Figure scripts:
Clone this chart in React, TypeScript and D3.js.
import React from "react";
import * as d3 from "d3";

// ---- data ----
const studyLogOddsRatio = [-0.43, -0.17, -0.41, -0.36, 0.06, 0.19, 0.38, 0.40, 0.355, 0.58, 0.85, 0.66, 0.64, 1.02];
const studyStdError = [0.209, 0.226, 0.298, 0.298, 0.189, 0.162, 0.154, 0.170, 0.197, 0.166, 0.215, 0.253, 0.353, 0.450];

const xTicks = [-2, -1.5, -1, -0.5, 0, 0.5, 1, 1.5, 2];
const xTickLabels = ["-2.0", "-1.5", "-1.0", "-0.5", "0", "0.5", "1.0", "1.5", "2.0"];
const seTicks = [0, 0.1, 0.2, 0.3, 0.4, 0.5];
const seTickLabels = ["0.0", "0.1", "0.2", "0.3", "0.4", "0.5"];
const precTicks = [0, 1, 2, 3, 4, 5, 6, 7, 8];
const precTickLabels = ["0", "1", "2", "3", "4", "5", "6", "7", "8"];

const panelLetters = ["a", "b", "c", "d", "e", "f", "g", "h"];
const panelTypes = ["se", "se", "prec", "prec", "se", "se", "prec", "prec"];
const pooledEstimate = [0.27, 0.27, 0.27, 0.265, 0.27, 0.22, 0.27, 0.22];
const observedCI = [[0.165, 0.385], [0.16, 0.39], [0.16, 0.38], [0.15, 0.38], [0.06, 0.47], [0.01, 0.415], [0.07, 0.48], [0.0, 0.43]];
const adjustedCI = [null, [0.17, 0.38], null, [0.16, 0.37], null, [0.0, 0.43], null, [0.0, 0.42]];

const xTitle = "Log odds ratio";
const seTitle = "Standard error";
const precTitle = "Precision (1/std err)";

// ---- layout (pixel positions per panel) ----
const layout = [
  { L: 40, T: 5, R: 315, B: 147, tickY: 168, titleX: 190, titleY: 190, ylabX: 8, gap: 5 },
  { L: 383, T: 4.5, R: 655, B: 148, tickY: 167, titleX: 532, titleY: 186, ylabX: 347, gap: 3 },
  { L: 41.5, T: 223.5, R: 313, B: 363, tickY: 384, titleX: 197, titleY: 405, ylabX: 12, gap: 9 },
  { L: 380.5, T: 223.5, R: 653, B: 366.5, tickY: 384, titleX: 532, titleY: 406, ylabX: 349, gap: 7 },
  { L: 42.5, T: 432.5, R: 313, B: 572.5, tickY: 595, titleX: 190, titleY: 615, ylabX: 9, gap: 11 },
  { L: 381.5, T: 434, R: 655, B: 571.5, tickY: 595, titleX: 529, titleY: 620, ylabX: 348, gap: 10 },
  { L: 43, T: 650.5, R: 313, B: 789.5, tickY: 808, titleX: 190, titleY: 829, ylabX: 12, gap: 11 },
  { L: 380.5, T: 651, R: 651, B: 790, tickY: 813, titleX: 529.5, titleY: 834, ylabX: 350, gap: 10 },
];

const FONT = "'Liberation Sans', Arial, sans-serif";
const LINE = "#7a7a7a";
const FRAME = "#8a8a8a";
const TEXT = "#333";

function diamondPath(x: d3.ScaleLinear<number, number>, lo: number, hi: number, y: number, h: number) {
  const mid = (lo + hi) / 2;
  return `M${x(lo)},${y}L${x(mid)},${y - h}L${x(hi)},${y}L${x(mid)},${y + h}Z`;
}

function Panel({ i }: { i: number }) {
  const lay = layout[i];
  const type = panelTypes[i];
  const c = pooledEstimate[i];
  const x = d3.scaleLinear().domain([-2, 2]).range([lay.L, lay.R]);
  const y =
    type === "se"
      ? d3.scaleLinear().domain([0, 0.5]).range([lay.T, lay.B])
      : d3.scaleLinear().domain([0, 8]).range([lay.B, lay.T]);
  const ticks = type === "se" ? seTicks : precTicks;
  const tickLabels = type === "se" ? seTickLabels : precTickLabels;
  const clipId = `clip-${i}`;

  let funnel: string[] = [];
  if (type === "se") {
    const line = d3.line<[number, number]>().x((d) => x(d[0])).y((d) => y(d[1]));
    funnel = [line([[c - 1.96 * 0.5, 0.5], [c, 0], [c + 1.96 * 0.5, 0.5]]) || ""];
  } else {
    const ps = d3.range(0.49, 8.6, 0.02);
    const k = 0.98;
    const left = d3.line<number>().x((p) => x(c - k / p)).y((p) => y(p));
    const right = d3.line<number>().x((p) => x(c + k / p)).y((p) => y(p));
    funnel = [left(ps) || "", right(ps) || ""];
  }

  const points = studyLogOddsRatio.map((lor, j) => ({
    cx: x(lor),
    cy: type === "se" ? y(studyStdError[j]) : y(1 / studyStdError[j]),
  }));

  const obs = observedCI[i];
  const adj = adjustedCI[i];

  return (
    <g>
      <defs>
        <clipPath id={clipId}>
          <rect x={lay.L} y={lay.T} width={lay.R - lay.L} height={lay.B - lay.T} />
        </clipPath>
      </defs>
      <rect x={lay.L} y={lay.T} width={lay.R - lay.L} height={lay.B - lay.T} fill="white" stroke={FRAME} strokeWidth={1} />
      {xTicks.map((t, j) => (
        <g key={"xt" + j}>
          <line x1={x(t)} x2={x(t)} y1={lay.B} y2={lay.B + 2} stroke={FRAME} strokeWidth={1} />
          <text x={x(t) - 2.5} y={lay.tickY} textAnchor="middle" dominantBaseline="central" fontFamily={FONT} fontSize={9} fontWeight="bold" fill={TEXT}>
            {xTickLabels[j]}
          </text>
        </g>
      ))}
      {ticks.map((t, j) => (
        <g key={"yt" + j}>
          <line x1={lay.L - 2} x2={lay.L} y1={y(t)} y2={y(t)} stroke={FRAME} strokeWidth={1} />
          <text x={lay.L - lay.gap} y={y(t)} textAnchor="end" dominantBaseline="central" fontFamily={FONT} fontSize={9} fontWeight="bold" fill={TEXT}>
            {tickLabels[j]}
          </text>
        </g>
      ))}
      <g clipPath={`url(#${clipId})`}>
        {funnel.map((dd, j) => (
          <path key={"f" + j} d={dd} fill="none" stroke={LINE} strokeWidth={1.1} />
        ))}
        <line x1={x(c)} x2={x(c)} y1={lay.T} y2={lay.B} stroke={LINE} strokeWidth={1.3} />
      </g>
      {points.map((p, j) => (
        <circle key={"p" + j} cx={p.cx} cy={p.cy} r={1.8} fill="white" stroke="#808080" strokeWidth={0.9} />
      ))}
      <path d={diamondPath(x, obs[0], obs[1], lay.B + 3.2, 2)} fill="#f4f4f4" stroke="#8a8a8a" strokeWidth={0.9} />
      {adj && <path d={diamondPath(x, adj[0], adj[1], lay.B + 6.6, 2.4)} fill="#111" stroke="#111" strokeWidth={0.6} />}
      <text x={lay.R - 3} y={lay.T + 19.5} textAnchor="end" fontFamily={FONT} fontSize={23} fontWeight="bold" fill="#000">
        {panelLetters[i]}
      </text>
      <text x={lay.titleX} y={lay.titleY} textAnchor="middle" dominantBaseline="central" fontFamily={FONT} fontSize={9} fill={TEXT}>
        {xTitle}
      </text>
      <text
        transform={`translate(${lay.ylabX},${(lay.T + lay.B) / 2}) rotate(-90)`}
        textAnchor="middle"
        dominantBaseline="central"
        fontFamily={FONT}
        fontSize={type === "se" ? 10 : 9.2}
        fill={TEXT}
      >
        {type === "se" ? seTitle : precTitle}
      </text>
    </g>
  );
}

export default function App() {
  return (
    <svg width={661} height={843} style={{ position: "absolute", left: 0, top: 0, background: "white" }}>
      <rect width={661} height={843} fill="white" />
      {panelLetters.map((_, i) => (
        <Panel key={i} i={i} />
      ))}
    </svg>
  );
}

* * *

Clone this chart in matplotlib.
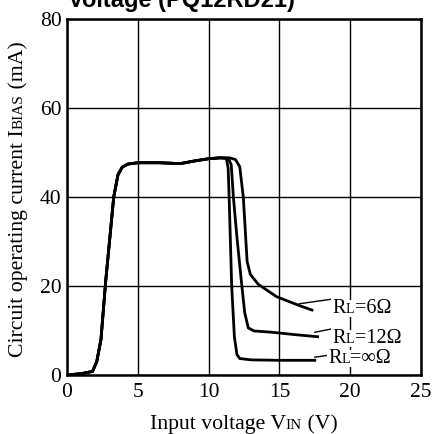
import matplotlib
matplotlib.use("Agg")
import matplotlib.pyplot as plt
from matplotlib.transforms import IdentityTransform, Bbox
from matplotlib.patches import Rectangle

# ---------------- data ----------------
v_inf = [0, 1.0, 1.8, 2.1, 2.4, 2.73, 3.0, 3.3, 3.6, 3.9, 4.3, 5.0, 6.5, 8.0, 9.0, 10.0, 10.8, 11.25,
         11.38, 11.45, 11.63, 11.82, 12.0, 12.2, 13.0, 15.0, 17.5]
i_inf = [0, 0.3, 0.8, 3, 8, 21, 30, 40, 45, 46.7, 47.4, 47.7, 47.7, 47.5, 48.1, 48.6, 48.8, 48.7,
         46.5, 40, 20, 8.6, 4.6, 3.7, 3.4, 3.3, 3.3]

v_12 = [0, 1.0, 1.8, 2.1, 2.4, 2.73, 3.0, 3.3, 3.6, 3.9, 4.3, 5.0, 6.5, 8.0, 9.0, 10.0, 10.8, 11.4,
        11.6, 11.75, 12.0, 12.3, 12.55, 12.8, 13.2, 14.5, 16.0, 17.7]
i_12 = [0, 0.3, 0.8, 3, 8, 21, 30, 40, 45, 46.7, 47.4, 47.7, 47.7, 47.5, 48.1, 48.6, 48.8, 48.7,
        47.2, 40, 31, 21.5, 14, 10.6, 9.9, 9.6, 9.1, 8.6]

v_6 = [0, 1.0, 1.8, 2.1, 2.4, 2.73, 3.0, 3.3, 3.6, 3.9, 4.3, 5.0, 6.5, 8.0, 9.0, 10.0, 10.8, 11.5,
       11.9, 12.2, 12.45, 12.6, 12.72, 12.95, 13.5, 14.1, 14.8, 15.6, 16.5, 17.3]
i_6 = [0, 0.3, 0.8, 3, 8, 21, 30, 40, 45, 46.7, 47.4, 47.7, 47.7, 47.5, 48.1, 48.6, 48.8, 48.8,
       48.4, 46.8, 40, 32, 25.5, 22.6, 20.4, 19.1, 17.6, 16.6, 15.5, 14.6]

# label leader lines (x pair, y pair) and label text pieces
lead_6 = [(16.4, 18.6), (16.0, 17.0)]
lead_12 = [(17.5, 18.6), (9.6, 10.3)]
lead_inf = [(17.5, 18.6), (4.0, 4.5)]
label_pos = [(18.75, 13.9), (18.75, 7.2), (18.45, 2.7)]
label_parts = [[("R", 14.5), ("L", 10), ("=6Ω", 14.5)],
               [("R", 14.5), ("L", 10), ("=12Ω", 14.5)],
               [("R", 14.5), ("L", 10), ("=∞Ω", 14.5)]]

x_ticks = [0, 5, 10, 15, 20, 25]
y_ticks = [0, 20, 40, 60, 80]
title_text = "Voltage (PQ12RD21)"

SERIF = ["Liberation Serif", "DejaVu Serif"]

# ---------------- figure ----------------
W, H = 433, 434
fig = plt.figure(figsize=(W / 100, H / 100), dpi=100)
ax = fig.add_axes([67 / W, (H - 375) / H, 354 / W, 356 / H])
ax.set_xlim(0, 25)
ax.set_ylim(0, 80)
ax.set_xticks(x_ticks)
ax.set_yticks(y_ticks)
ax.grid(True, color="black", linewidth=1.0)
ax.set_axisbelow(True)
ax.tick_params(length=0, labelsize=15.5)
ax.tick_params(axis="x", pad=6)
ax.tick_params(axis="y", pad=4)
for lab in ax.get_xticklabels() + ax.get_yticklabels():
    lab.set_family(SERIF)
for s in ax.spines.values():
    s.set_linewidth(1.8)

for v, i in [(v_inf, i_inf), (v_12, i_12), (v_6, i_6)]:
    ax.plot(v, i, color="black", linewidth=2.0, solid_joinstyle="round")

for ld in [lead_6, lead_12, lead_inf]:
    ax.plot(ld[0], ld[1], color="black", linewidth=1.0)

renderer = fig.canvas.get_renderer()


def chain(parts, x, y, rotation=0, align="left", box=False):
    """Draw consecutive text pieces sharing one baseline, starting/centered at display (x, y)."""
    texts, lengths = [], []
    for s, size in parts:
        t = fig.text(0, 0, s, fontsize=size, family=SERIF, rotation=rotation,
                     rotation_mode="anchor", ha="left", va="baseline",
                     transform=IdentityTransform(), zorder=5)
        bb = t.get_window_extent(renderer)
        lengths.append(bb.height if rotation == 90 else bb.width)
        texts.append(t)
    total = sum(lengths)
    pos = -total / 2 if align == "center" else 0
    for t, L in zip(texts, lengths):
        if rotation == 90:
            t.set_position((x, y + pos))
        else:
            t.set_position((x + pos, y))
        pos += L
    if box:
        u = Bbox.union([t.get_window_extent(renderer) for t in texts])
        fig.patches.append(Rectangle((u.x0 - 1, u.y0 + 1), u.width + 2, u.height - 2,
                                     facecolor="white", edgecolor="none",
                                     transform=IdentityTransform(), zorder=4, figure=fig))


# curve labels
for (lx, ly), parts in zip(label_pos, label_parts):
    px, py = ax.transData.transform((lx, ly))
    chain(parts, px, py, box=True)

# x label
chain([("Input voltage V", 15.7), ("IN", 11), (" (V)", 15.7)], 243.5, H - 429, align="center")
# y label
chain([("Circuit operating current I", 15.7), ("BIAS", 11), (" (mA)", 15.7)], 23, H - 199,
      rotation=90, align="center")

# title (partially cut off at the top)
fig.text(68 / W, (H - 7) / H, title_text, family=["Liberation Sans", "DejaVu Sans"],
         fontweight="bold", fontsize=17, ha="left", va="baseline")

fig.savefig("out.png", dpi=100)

_Problem statement_: Filter the entries above down to the lines containing the word "this".

_Result below_:
Clone this chart in React, TypeScript and D3.js.
Clone this chart in matplotlib.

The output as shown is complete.